We were able to implement part of the lightcuts algorithm. We identified where pbrt constructs virtual lights and were able to construct a binary tree out of these. We were not able to construct the tree to all of the original specification of the algorithm, however; For example, we did not have clusters properly identify a representative light, only their cumulative intensity. We were able to "pretty print" the resulting tree of light intensities. Here is a small example from the above bunny image scene. Several settings were reduced when generating this output, so the scene was not quite as smooth as above.

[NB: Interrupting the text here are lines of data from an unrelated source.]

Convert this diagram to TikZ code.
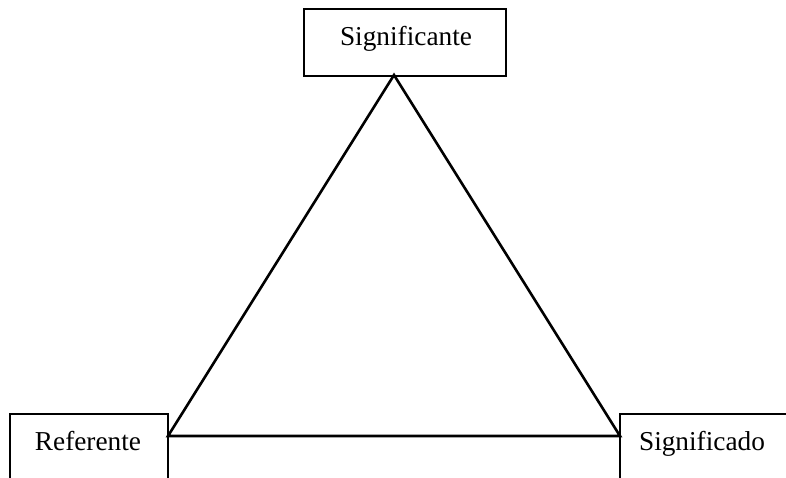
\documentclass[tikz,border=0pt]{standalone}
\usepackage{fontspec}
\setmainfont{Liberation Serif}
\begin{document}
\begin{tikzpicture}[x=1pt,y=-1pt,
  boxline/.style={draw=black,line width=1.8pt},
  triline/.style={draw=black,line width=2.6pt,line join=miter},
  lbl/.style={anchor=base,inner sep=0pt,font=\fontsize{27.3}{32}\selectfont}]
\useasboundingbox (0,0) rectangle (786,477);
% boxes
\node[boxline,rectangle,minimum width=202pt,minimum height=67pt,inner sep=0pt,anchor=north west] (topbox) at (303,8) {};
\draw[boxline] (10,480) -- (10,414) -- (168,414) -- (168,480);
\draw[boxline] (620,480) -- (620,414) -- (790,414);
% labels
\node[lbl] (signante) at (406,45) {Significante};
\node[lbl] (referente) at (88,450) {Referente};
\node[lbl] (signado) at (702,450) {Significado};
% triangle
\coordinate (apex) at (394,75);
\coordinate (left) at (168,436);
\coordinate (right) at (620,436);
\draw[triline] (apex) -- (left) -- (right) -- cycle;
\end{tikzpicture}
\end{document}
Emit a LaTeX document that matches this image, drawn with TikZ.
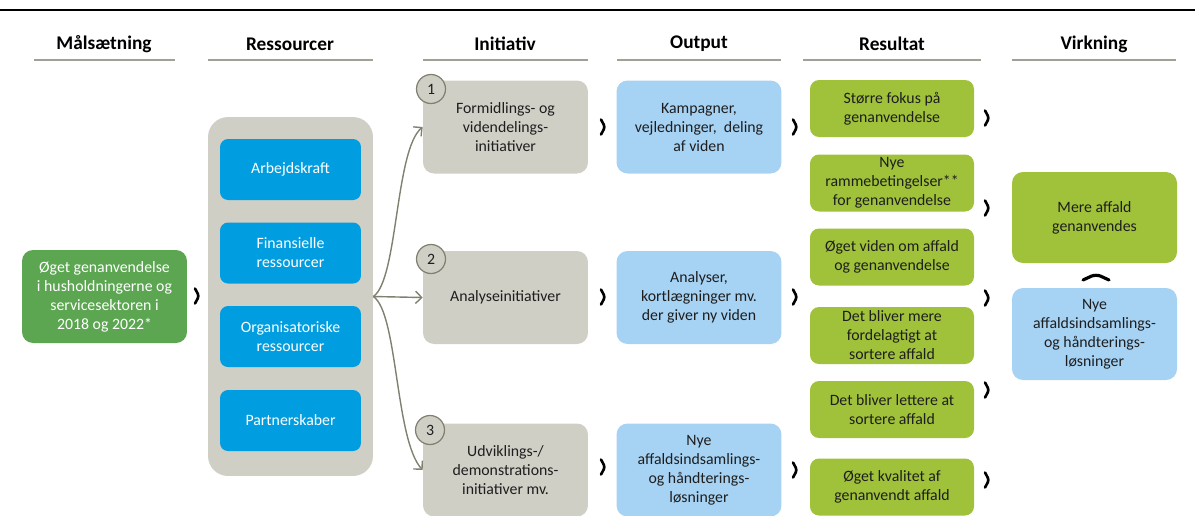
\documentclass[tikz,border=0pt]{standalone}
\usepackage{fontspec}
\setmainfont{Carlito}
\usepackage{xcolor}
\usepackage{tikz}
\usetikzlibrary{arrows.meta}

\definecolor{goalgreen}{RGB}{92,166,82}
\definecolor{boxgrey}{RGB}{208,207,198}
\definecolor{resblue}{RGB}{0,158,224}
\definecolor{outblue}{RGB}{166,210,244}
\definecolor{resgreen}{RGB}{160,193,58}
\definecolor{curvegrey}{RGB}{128,128,112}
\definecolor{rulegrey}{RGB}{160,160,150}
\definecolor{txt}{RGB}{30,30,30}

\tikzset{
  hdr/.style={font=\bfseries\fontsize{11}{13}\selectfont, text=black},
  hdrline/.style={rulegrey, line width=1.3pt},
  card/.style={rounded corners=0.22cm, align=center, inner sep=1pt,
    font=\fontsize{9}{10.8}\selectfont, text=txt, minimum width=3.3cm},
  goalbox/.style={card, fill=goalgreen, text=white, minimum height=1.86cm},
  resbox/.style={card, fill=resblue, text=white, minimum width=2.82cm, minimum height=1.22cm, rounded corners=0.16cm},
  initbox/.style={card, fill=boxgrey, minimum height=1.86cm},
  outbox/.style={card, fill=outblue, minimum height=1.86cm},
  resultbox/.style={card, fill=resgreen, minimum width=3.28cm, minimum height=1.14cm, rounded corners=0.18cm},
  numcirc/.style={circle, fill=boxgrey, draw=curvegrey, line width=0.7pt, minimum size=0.58cm, inner sep=0pt,
    font=\fontsize{9}{10}\selectfont, text=txt},
  fan/.style={curvegrey, line width=0.8pt, -{Straight Barb[length=3.5pt,width=7pt]}},
  chevline/.style={line width=1.5pt, line cap=round, rounded corners=1.5pt},
  pics/chev/.style={code={\draw[chevline] (-2,-7.5) -- (2,0) -- (-2,7.5);}},
  pics/caret/.style={code={\draw[chevline, line width=1.8pt, rounded corners=3pt] (-13,3) -- (0,-3) -- (13,3);}}
}

\begin{document}
\begin{tikzpicture}[x=0.02cm, y=-0.02cm]
\useasboundingbox (0,0) rectangle (1195,515);

\draw[line width=1.2pt] (0,10) -- (1195,10);

\node[hdr] (h1) at (104,44) {Målsætning};
\node[hdr] (h2) at (290,44) {Ressourcer};
\node[hdr] (h3) at (505,44) {Initiativ};
\node[hdr] (h4) at (699,44) {Output};
\node[hdr] (h5) at (892,44) {Resultat};
\node[hdr] (h6) at (1094,44) {Virkning};
\draw[hdrline] (34,60) -- (175,60);
\draw[hdrline] (208,60) -- (373,60);
\draw[hdrline] (423,60) -- (588,60);
\draw[hdrline] (617,60) -- (781,60);
\draw[hdrline] (803,60) -- (981,60);
\draw[hdrline] (1012,60) -- (1176,60);

\node[goalbox] (goal) at (104.5,296.5) {Øget genanvendelse\\i husholdningerne og\\servicesektoren i\\2018 og 2022*};

\node[card, fill=boxgrey, minimum height=7.18cm, rounded corners=0.4cm] (cont) at (290.5,296.5) {};
\node[resbox] (r1) at (290.5,169.5) {Arbejdskraft};
\node[resbox] (r2) at (290.5,253) {Finansielle\\ressourcer};
\node[resbox] (r3) at (290.5,336.5) {Organisatoriske\\ressourcer};
\node[resbox] (r4) at (290.5,420.5) {Partnerskaber};

\node[initbox] (i1) at (505.5,127) {Formidlings- og\\videndelings-\\initiativer};
\node[initbox] (i2) at (505.5,297.5) {Analyseinitiativer};
\node[initbox] (i3) at (505.5,470) {Udviklings-/\\demonstrations-\\initiativer mv.};
\node[numcirc] (n1) at (431,89) {1};
\node[numcirc] (n2) at (431,259) {2};
\node[numcirc] (n3) at (430,430) {3};

\node[outbox] (o1) at (699,127) {Kampagner,\\vejledninger,~ deling\\af viden};
\node[outbox] (o2) at (699,297.5) {Analyser,\\kortlægninger mv.\\der giver ny viden};
\node[outbox] (o3) at (699,470) {Nye\\affaldsindsamlings-\\og håndterings-\\løsninger};

\node[resultbox] (e1) at (892,108.5) {Større fokus på\\genanvendelse};
\node[resultbox] (e2) at (892,183) {Nye\\rammebetingelser**\\for genanvendelse};
\node[resultbox] (e3) at (892,257) {Øget viden om affald\\og genanvendelse};
\node[resultbox] (e4) at (892,335.5) {Det bliver mere\\fordelagtigt at\\sortere affald};
\node[resultbox] (e5) at (892,409.5) {Det bliver lettere at\\sortere affald};
\node[resultbox] (e6) at (892,487) {Øget kvalitet af\\genanvendt affald};

\node[card, fill=resgreen, minimum width=3.3cm, minimum height=1.82cm] (v1) at (1094.5,217.5) {Mere affald\\genanvendes};
\node[outbox, minimum height=1.84cm] (v2) at (1094.5,334) {Nye\\affaldsindsamlings-\\og håndterings-\\løsninger};

\draw[fan] (cont.east) .. controls (398,280) and (395,150) .. (i1.west);
\draw[fan] (cont.east) -- (i2.west);
\draw[fan] (cont.east) .. controls (398,313) and (395,440) .. (i3.west);

\pic at (197,296) {chev};
\pic at (603,127) {chev};
\pic at (603,297) {chev};
\pic at (603,467) {chev};
\pic at (795,127) {chev};
\pic at (795,297) {chev};
\pic at (795,470) {chev};
\pic at (987,118) {chev};
\pic at (987,208) {chev};
\pic at (987,298) {chev};
\pic at (987,390) {chev};
\pic at (987,480) {chev};
\pic at (1096,277) {caret};
\end{tikzpicture}
\end{document}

Cluster (10.8, 11.5, 10.8)
| Cluster (5.9, 6.2, 5.9)
| | Cluster (1.9, 2.0, 1.9)
| | | Leaf (0.9, 0.9, 0.9)
| | | Leaf (1.0, 1.1, 1.0)
| | Cluster (4.0, 4.2, 4.0)
| | | Leaf (1.8, 1.9, 1.8)
| | | Leaf (2.2, 2.3, 2.2)
| Cluster (5.0, 5.3, 5.0)
| | Cluster (2.1, 2.3, 2.1)
| | | Leaf (1.7, 1.9, 1.7)
| | | Leaf (0.3, 0.3, 0.3)
| | Cluster (2.9, 3.0, 2.9)
| | | Leaf (2.0, 2.1, 2.0)
| | | Leaf (0.9, 1.0, 0.9)

Overall we found the experience very challenging. It was quite unique compared to our usual classes, and we are thankful for the learning experience.

Image Gallery


A reflective sphere rendered with incorrectly scaled surface normals. Note the bright spots of noise in the sphere's shadow.
A reflective sphere rendered with the correct surface normal scaling.
The same scene with the incorrect surface normals, but animated in an orbit around the sphere.
A scene rendered with a ball of smoke, obscuring the glass Buddha figure.
Instead of representing light energy, this scene uses brighter colors to represent longer relative rendering times. Here(right) we see our modification to the smoky medium, resulting in a substantial increase in rendering time. On the left is the same scene, but with the vanilla, homogeneous smoky medium.
A simple test scene with two dragon models on a textured floor lit by a circular area light above. Notice the noise in the model shadows.
Another pair of images based off of render time. This pair demonstrates the difference between using the same material for the ground and the dragon models versus rendering the dragons as foggy glass.